> [GIVEN INSTRUCTION] In the listing below, find the line containing "Write a Python" and the line containing "plt.style.use('classic')". Repeat exactly those two lines and every line between them, nothing more.

> [SUPPLIED DATA]
Start
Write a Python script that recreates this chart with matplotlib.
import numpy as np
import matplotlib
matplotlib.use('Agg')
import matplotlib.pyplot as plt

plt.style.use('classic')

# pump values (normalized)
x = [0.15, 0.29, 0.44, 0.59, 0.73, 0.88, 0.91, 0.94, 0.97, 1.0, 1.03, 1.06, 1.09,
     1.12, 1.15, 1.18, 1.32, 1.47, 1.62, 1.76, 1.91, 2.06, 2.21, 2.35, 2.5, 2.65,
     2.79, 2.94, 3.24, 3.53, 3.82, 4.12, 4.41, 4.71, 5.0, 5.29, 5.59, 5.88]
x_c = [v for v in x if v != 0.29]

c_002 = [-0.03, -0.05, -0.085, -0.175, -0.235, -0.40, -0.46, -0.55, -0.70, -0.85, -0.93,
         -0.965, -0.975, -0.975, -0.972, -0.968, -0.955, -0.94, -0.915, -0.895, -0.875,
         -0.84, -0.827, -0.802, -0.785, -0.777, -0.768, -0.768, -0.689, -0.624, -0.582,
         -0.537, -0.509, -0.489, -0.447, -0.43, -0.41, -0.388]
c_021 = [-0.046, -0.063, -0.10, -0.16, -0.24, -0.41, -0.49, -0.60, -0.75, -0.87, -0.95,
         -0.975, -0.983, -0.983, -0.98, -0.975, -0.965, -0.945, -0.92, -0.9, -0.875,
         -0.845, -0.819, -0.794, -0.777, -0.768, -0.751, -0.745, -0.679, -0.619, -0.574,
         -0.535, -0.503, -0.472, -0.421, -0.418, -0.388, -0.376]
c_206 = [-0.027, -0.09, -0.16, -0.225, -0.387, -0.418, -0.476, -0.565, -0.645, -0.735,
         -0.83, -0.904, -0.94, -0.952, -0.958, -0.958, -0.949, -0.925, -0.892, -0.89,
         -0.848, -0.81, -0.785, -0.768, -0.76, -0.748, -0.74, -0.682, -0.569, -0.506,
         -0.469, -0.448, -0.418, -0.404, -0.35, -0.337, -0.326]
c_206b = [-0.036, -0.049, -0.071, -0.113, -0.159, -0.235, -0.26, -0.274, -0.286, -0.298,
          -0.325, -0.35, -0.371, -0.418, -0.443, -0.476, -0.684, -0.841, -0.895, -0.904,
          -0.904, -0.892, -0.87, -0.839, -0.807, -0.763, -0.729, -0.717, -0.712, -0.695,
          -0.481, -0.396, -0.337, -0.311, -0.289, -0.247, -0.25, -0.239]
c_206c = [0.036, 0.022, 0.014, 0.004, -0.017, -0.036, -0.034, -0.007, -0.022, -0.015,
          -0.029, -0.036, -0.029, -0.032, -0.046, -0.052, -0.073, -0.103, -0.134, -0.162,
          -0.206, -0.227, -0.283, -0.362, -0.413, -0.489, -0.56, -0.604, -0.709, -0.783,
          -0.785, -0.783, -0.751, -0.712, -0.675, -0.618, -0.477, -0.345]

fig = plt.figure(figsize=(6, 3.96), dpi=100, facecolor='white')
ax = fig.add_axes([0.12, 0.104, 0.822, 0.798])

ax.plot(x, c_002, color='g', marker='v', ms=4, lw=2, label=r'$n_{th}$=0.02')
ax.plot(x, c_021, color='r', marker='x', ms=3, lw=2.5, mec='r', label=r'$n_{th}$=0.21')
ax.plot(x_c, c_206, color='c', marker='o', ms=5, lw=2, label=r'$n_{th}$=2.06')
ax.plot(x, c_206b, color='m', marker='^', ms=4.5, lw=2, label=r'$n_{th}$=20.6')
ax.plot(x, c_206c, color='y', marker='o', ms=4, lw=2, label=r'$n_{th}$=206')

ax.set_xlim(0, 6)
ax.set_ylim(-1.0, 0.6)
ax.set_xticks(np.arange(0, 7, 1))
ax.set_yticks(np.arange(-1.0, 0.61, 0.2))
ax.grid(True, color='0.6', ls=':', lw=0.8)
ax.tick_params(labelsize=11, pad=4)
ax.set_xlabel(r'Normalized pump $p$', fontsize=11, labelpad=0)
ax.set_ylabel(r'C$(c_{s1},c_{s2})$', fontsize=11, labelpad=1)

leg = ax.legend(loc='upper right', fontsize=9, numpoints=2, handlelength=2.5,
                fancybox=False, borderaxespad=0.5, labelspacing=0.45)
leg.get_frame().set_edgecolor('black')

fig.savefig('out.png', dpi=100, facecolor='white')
End
Start
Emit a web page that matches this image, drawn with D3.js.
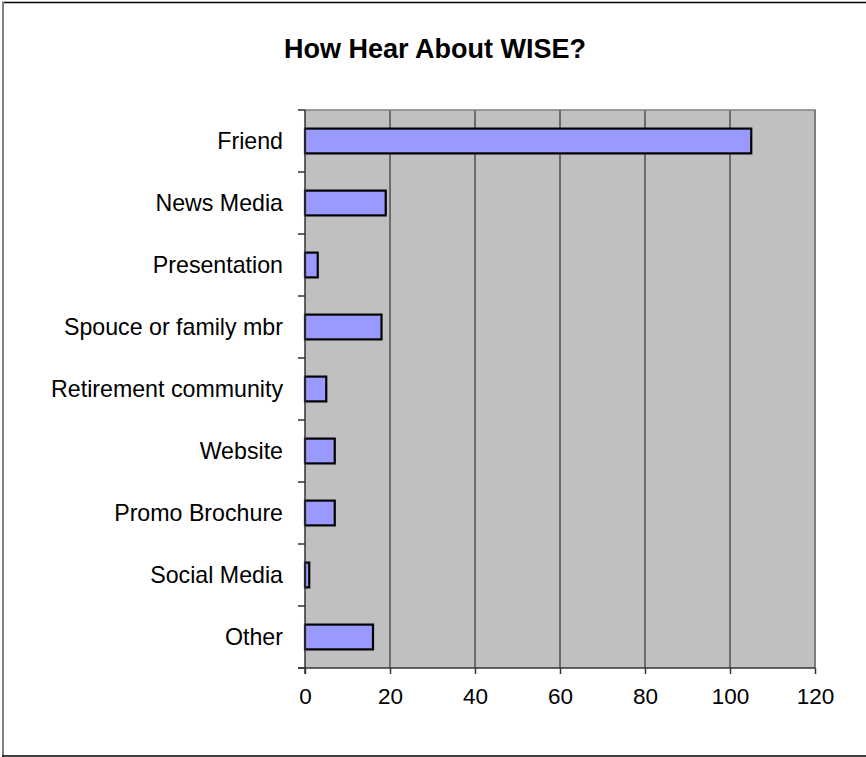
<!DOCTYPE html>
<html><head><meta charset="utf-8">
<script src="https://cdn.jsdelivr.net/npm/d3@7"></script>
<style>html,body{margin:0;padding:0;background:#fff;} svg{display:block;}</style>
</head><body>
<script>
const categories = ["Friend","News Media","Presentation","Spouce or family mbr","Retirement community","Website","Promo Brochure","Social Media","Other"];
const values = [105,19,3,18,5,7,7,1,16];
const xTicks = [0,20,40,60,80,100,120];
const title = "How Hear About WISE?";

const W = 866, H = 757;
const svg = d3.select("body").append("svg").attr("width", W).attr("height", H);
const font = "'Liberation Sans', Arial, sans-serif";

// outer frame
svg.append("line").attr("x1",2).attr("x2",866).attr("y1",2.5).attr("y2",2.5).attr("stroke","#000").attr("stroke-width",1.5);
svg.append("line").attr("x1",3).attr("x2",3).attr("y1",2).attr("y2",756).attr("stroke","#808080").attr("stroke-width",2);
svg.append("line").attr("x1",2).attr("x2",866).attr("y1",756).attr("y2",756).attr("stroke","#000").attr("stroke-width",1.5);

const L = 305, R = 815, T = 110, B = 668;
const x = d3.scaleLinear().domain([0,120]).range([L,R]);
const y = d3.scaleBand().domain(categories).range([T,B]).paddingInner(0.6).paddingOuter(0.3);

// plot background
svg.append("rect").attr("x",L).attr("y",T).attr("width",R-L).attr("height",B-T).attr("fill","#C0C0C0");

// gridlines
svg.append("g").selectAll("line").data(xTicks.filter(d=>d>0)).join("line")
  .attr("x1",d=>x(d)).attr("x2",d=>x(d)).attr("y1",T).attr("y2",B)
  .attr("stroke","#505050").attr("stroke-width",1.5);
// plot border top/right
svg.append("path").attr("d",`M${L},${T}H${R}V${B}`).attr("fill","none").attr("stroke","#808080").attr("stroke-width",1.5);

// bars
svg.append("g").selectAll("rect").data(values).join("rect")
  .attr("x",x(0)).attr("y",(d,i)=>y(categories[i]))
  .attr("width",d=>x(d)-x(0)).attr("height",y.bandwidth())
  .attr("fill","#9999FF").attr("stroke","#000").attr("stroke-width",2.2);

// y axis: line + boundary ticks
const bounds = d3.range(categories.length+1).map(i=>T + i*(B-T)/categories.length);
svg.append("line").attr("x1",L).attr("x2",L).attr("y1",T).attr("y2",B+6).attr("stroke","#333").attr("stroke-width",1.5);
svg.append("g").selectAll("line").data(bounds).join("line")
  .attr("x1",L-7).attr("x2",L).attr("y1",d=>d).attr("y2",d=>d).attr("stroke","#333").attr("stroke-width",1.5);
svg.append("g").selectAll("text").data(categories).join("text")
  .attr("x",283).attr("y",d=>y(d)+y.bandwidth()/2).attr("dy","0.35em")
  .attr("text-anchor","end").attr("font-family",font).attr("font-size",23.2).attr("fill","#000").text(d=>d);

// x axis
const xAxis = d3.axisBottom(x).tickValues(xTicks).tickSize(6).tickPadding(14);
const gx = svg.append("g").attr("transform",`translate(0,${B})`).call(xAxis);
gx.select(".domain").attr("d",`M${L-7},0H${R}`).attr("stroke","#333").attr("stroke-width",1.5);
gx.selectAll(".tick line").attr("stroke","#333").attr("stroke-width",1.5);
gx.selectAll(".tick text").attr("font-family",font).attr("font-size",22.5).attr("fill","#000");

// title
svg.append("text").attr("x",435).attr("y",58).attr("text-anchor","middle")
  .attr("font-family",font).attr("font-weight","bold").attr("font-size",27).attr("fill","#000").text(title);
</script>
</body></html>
End
Start
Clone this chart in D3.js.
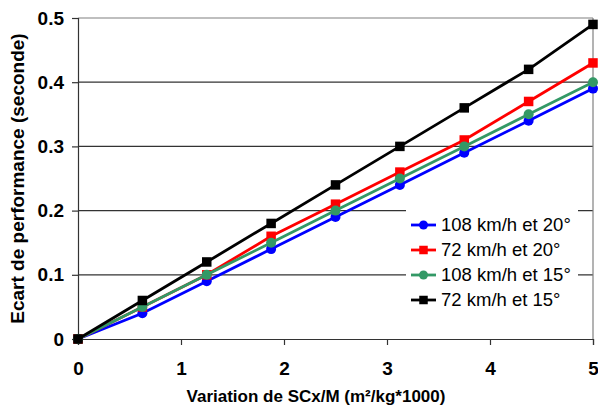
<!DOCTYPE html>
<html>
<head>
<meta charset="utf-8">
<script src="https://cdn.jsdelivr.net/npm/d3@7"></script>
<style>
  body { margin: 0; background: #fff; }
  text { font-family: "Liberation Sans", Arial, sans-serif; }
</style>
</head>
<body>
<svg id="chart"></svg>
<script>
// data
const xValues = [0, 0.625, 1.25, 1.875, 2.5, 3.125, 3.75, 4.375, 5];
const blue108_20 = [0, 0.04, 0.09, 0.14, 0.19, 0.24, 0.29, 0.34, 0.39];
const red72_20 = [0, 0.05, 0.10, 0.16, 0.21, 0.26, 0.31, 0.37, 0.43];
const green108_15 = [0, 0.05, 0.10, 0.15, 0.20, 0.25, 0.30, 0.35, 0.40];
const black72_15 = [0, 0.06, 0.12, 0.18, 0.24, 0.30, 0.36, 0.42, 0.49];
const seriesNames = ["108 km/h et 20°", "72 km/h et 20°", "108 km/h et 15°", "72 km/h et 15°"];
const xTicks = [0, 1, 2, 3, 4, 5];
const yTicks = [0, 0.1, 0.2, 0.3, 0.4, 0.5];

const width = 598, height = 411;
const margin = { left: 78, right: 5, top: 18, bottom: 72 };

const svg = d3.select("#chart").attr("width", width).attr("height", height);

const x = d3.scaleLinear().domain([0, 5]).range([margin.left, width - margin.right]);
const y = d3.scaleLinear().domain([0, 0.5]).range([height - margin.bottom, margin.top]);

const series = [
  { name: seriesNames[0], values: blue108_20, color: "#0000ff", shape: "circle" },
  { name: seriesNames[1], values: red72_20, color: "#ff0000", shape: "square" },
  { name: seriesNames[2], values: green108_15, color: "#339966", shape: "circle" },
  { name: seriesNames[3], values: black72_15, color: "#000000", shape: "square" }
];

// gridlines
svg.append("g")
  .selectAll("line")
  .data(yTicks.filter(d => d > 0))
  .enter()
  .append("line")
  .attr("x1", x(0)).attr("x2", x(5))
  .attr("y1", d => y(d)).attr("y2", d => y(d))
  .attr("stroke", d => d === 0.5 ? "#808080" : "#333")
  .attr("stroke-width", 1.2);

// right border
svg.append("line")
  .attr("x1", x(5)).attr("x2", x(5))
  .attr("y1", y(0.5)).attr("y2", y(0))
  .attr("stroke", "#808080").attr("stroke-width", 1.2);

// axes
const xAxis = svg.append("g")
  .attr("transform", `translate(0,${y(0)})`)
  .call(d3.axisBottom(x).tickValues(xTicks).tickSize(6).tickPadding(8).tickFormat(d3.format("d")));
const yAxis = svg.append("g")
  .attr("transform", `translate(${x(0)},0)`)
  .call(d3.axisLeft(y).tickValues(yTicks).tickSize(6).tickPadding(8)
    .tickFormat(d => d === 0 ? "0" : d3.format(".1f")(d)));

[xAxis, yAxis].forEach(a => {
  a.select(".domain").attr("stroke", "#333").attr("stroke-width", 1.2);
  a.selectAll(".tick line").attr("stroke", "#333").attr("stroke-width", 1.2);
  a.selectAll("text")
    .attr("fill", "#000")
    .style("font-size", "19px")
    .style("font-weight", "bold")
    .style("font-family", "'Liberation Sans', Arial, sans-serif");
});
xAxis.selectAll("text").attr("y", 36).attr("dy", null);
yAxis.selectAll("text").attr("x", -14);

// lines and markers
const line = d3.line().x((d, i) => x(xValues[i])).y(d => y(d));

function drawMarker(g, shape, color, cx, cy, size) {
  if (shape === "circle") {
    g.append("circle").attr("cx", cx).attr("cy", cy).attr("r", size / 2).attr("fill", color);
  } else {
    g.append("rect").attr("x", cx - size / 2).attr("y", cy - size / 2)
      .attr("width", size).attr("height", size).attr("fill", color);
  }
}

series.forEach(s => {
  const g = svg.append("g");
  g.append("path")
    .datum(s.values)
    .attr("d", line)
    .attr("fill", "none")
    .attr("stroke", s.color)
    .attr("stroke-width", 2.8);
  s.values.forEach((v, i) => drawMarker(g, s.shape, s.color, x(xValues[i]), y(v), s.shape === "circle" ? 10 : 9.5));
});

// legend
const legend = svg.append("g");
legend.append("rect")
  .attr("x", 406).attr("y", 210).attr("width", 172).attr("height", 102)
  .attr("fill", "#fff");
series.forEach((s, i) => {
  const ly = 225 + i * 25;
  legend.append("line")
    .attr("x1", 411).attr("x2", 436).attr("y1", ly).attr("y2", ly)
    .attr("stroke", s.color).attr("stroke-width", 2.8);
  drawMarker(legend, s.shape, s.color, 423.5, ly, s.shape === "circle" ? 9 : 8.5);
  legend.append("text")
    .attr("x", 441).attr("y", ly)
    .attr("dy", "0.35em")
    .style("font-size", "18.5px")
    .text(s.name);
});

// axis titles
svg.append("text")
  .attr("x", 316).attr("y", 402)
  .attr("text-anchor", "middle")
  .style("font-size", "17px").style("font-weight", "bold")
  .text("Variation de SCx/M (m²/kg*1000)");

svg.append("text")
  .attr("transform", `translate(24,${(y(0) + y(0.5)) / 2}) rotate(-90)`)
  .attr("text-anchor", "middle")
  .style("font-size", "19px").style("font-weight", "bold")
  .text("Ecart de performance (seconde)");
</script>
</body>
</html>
End
> [RESULT]
Write a Python script that recreates this chart with matplotlib.
import numpy as np
import matplotlib
matplotlib.use('Agg')
import matplotlib.pyplot as plt

plt.style.use('classic')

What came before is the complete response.